━━━ DATASET EXTRACT

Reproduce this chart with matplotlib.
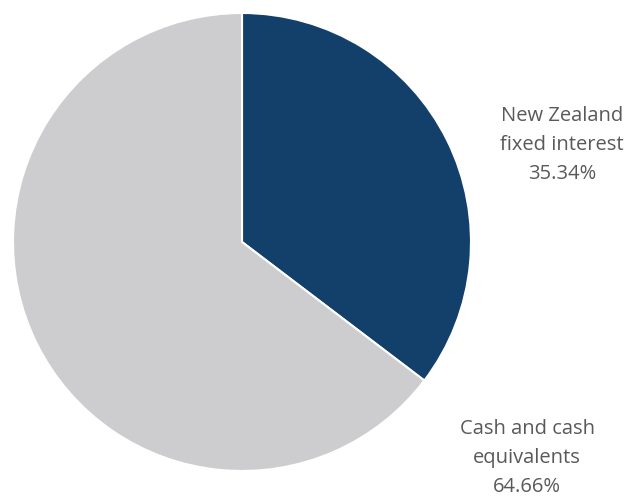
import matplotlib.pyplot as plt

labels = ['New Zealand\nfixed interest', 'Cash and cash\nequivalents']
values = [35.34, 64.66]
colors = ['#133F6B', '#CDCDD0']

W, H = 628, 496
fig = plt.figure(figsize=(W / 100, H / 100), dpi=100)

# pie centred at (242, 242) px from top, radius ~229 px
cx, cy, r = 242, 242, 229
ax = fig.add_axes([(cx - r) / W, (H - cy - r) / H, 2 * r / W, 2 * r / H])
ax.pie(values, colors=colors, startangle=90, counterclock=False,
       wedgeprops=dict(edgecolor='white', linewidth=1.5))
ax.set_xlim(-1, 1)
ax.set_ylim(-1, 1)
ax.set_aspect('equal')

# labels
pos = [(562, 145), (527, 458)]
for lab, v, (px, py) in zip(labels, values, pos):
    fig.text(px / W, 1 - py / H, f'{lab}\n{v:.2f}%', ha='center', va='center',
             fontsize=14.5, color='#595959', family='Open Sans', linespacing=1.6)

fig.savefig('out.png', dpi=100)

━━━━━━

| EXERCISE DESCRIPTION |
Repeat, word for word and with no pictures, only the lines running from the beginning of the data to the line that contains "ax.set_aspect('equal')".

| THE COMPLETED TASK |
Reproduce this chart with matplotlib.
import matplotlib.pyplot as plt

labels = ['New Zealand\nfixed interest', 'Cash and cash\nequivalents']
values = [35.34, 64.66]
colors = ['#133F6B', '#CDCDD0']

W, H = 628, 496
fig = plt.figure(figsize=(W / 100, H / 100), dpi=100)

# pie centred at (242, 242) px from top, radius ~229 px
cx, cy, r = 242, 242, 229
ax = fig.add_axes([(cx - r) / W, (H - cy - r) / H, 2 * r / W, 2 * r / H])
ax.pie(values, colors=colors, startangle=90, counterclock=False,
       wedgeprops=dict(edgecolor='white', linewidth=1.5))
ax.set_xlim(-1, 1)
ax.set_ylim(-1, 1)
ax.set_aspect('equal')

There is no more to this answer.